= EXERCISE TASK =
Your task is to give the listing below back word for word, pictures excluded.

[Begin STORED DATA]

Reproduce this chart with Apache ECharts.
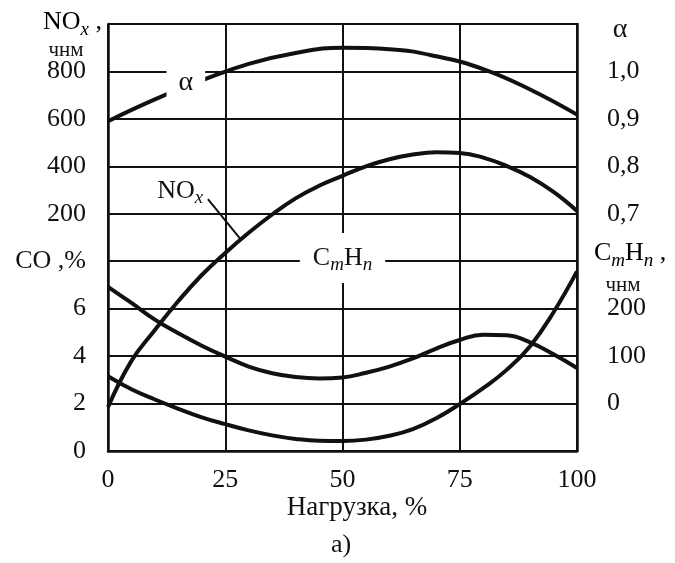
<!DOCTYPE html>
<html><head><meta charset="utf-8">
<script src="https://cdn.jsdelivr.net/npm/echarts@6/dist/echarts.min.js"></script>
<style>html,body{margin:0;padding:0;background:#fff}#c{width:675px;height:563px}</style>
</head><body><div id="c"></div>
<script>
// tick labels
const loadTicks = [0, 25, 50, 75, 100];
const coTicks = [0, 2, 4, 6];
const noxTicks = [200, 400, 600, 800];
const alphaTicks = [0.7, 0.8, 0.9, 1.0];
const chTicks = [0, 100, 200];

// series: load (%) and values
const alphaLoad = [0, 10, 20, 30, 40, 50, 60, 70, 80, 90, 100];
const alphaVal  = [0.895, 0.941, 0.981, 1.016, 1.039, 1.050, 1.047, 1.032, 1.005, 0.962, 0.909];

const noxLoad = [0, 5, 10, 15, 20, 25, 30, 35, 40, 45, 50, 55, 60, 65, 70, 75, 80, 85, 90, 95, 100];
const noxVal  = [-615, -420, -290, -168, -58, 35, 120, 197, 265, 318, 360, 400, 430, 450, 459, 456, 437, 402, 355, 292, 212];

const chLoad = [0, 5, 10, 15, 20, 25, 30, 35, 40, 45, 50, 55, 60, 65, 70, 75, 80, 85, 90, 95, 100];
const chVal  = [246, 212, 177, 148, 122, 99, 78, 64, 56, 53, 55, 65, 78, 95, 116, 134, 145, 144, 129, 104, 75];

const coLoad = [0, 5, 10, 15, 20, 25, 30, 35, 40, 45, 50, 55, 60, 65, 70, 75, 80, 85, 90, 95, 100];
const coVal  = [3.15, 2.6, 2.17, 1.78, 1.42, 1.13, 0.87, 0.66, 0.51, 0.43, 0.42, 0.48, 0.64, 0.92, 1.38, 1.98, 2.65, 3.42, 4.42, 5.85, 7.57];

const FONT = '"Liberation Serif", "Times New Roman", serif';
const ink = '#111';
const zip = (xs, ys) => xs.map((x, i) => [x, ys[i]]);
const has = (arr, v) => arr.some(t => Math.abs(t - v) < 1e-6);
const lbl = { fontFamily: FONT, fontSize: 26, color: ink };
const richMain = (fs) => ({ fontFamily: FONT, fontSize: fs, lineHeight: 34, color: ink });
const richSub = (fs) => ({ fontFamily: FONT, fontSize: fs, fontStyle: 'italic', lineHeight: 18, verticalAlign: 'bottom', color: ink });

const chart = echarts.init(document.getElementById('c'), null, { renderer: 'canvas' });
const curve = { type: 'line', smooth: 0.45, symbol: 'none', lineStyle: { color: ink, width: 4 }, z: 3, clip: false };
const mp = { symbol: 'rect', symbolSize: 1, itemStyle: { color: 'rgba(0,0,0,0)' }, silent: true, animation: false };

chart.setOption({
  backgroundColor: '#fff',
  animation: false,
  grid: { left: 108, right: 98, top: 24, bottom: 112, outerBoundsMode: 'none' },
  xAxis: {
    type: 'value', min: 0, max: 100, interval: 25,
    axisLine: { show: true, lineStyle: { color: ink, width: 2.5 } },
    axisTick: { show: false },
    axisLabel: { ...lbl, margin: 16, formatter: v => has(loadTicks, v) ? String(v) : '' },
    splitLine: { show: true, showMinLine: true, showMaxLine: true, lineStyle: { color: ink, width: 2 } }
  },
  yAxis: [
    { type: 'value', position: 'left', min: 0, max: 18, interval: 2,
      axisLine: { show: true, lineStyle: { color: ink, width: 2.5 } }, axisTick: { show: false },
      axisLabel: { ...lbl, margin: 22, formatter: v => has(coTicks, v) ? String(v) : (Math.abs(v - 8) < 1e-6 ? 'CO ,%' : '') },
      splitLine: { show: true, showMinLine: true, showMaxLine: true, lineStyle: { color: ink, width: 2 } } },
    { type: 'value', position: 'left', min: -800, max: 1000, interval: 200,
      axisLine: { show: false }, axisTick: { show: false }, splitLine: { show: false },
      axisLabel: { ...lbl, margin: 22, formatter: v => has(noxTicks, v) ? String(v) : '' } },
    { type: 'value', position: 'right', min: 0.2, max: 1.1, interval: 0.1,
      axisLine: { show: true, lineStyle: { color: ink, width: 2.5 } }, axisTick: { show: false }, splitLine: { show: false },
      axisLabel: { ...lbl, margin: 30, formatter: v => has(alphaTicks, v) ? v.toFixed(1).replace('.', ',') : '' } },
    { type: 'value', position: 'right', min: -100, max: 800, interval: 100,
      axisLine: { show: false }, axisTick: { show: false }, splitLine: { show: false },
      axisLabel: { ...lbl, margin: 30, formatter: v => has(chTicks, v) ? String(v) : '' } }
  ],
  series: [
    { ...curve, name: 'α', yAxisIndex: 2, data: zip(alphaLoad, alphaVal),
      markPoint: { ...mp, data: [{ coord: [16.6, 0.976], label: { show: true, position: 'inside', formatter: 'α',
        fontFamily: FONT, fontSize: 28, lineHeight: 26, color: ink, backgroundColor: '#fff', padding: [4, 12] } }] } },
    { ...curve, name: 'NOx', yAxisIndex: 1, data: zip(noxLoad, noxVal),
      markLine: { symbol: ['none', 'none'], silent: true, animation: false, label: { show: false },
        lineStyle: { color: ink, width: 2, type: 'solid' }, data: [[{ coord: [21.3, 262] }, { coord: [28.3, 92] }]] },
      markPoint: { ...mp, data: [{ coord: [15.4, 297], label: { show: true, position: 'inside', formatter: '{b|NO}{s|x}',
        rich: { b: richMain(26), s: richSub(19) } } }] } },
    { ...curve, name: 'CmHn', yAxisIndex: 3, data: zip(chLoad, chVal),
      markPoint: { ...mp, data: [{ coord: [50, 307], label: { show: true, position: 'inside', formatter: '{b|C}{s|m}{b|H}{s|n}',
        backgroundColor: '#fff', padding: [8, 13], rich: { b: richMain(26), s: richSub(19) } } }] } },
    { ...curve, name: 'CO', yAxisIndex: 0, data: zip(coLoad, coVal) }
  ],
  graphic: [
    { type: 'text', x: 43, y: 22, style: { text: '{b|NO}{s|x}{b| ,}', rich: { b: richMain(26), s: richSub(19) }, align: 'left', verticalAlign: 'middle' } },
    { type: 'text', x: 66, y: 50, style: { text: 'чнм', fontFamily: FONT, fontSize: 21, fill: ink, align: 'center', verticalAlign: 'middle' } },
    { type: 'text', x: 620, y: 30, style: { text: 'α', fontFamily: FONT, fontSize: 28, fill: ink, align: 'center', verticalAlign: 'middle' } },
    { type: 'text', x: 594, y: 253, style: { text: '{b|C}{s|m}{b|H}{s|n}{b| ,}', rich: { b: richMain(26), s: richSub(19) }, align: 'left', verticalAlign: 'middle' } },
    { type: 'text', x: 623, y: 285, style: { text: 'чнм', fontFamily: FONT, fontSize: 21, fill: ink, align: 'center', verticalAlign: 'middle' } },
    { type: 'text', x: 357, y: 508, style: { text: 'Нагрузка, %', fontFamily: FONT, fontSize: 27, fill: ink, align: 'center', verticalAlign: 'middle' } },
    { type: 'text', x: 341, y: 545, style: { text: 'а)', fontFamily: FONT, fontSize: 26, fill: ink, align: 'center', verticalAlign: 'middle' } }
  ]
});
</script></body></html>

[End STORED DATA]

= IN RESPONSE =
Reproduce this chart with Apache ECharts.
<!DOCTYPE html>
<html><head><meta charset="utf-8">
<script src="https://cdn.jsdelivr.net/npm/echarts@6/dist/echarts.min.js"></script>
<style>html,body{margin:0;padding:0;background:#fff}#c{width:675px;height:563px}</style>
</head><body><div id="c"></div>
<script>
// tick labels
const loadTicks = [0, 25, 50, 75, 100];
const coTicks = [0, 2, 4, 6];
const noxTicks = [200, 400, 600, 800];
const alphaTicks = [0.7, 0.8, 0.9, 1.0];
const chTicks = [0, 100, 200];

// series: load (%) and values
const alphaLoad = [0, 10, 20, 30, 40, 50, 60, 70, 80, 90, 100];
const alphaVal  = [0.895, 0.941, 0.981, 1.016, 1.039, 1.050, 1.047, 1.032, 1.005, 0.962, 0.909];

const noxLoad = [0, 5, 10, 15, 20, 25, 30, 35, 40, 45, 50, 55, 60, 65, 70, 75, 80, 85, 90, 95, 100];
const noxVal  = [-615, -420, -290, -168, -58, 35, 120, 197, 265, 318, 360, 400, 430, 450, 459, 456, 437, 402, 355, 292, 212];

const chLoad = [0, 5, 10, 15, 20, 25, 30, 35, 40, 45, 50, 55, 60, 65, 70, 75, 80, 85, 90, 95, 100];
const chVal  = [246, 212, 177, 148, 122, 99, 78, 64, 56, 53, 55, 65, 78, 95, 116, 134, 145, 144, 129, 104, 75];

const coLoad = [0, 5, 10, 15, 20, 25, 30, 35, 40, 45, 50, 55, 60, 65, 70, 75, 80, 85, 90, 95, 100];
const coVal  = [3.15, 2.6, 2.17, 1.78, 1.42, 1.13, 0.87, 0.66, 0.51, 0.43, 0.42, 0.48, 0.64, 0.92, 1.38, 1.98, 2.65, 3.42, 4.42, 5.85, 7.57];

const FONT = '"Liberation Serif", "Times New Roman", serif';
const ink = '#111';
const zip = (xs, ys) => xs.map((x, i) => [x, ys[i]]);
const has = (arr, v) => arr.some(t => Math.abs(t - v) < 1e-6);
const lbl = { fontFamily: FONT, fontSize: 26, color: ink };
const richMain = (fs) => ({ fontFamily: FONT, fontSize: fs, lineHeight: 34, color: ink });
const richSub = (fs) => ({ fontFamily: FONT, fontSize: fs, fontStyle: 'italic', lineHeight: 18, verticalAlign: 'bottom', color: ink });

const chart = echarts.init(document.getElementById('c'), null, { renderer: 'canvas' });
const curve = { type: 'line', smooth: 0.45, symbol: 'none', lineStyle: { color: ink, width: 4 }, z: 3, clip: false };
const mp = { symbol: 'rect', symbolSize: 1, itemStyle: { color: 'rgba(0,0,0,0)' }, silent: true, animation: false };

chart.setOption({
  backgroundColor: '#fff',
  animation: false,
  grid: { left: 108, right: 98, top: 24, bottom: 112, outerBoundsMode: 'none' },
  xAxis: {
    type: 'value', min: 0, max: 100, interval: 25,
    axisLine: { show: true, lineStyle: { color: ink, width: 2.5 } },
    axisTick: { show: false },
    axisLabel: { ...lbl, margin: 16, formatter: v => has(loadTicks, v) ? String(v) : '' },
    splitLine: { show: true, showMinLine: true, showMaxLine: true, lineStyle: { color: ink, width: 2 } }
  },
  yAxis: [
    { type: 'value', position: 'left', min: 0, max: 18, interval: 2,
      axisLine: { show: true, lineStyle: { color: ink, width: 2.5 } }, axisTick: { show: false },
      axisLabel: { ...lbl, margin: 22, formatter: v => has(coTicks, v) ? String(v) : (Math.abs(v - 8) < 1e-6 ? 'CO ,%' : '') },
      splitLine: { show: true, showMinLine: true, showMaxLine: true, lineStyle: { color: ink, width: 2 } } },
    { type: 'value', position: 'left', min: -800, max: 1000, interval: 200,
      axisLine: { show: false }, axisTick: { show: false }, splitLine: { show: false },
      axisLabel: { ...lbl, margin: 22, formatter: v => has(noxTicks, v) ? String(v) : '' } },
    { type: 'value', position: 'right', min: 0.2, max: 1.1, interval: 0.1,
      axisLine: { show: true, lineStyle: { color: ink, width: 2.5 } }, axisTick: { show: false }, splitLine: { show: false },
      axisLabel: { ...lbl, margin: 30, formatter: v => has(alphaTicks, v) ? v.toFixed(1).replace('.', ',') : '' } },
    { type: 'value', position: 'right', min: -100, max: 800, interval: 100,
      axisLine: { show: false }, axisTick: { show: false }, splitLine: { show: false },
      axisLabel: { ...lbl, margin: 30, formatter: v => has(chTicks, v) ? String(v) : '' } }
  ],
  series: [
    { ...curve, name: 'α', yAxisIndex: 2, data: zip(alphaLoad, alphaVal),
      markPoint: { ...mp, data: [{ coord: [16.6, 0.976], label: { show: true, position: 'inside', formatter: 'α',
        fontFamily: FONT, fontSize: 28, lineHeight: 26, color: ink, backgroundColor: '#fff', padding: [4, 12] } }] } },
    { ...curve, name: 'NOx', yAxisIndex: 1, data: zip(noxLoad, noxVal),
      markLine: { symbol: ['none', 'none'], silent: true, animation: false, label: { show: false },
        lineStyle: { color: ink, width: 2, type: 'solid' }, data: [[{ coord: [21.3, 262] }, { coord: [28.3, 92] }]] },
      markPoint: { ...mp, data: [{ coord: [15.4, 297], label: { show: true, position: 'inside', formatter: '{b|NO}{s|x}',
        rich: { b: richMain(26), s: richSub(19) } } }] } },
    { ...curve, name: 'CmHn', yAxisIndex: 3, data: zip(chLoad, chVal),
      markPoint: { ...mp, data: [{ coord: [50, 307], label: { show: true, position: 'inside', formatter: '{b|C}{s|m}{b|H}{s|n}',
        backgroundColor: '#fff', padding: [8, 13], rich: { b: richMain(26), s: richSub(19) } } }] } },
    { ...curve, name: 'CO', yAxisIndex: 0, data: zip(coLoad, coVal) }
  ],
  graphic: [
    { type: 'text', x: 43, y: 22, style: { text: '{b|NO}{s|x}{b| ,}', rich: { b: richMain(26), s: richSub(19) }, align: 'left', verticalAlign: 'middle' } },
    { type: 'text', x: 66, y: 50, style: { text: 'чнм', fontFamily: FONT, fontSize: 21, fill: ink, align: 'center', verticalAlign: 'middle' } },
    { type: 'text', x: 620, y: 30, style: { text: 'α', fontFamily: FONT, fontSize: 28, fill: ink, align: 'center', verticalAlign: 'middle' } },
    { type: 'text', x: 594, y: 253, style: { text: '{b|C}{s|m}{b|H}{s|n}{b| ,}', rich: { b: richMain(26), s: richSub(19) }, align: 'left', verticalAlign: 'middle' } },
    { type: 'text', x: 623, y: 285, style: { text: 'чнм', fontFamily: FONT, fontSize: 21, fill: ink, align: 'center', verticalAlign: 'middle' } },
    { type: 'text', x: 357, y: 508, style: { text: 'Нагрузка, %', fontFamily: FONT, fontSize: 27, fill: ink, align: 'center', verticalAlign: 'middle' } },
    { type: 'text', x: 341, y: 545, style: { text: 'а)', fontFamily: FONT, fontSize: 26, fill: ink, align: 'center', verticalAlign: 'middle' } }
  ]
});
</script></body></html>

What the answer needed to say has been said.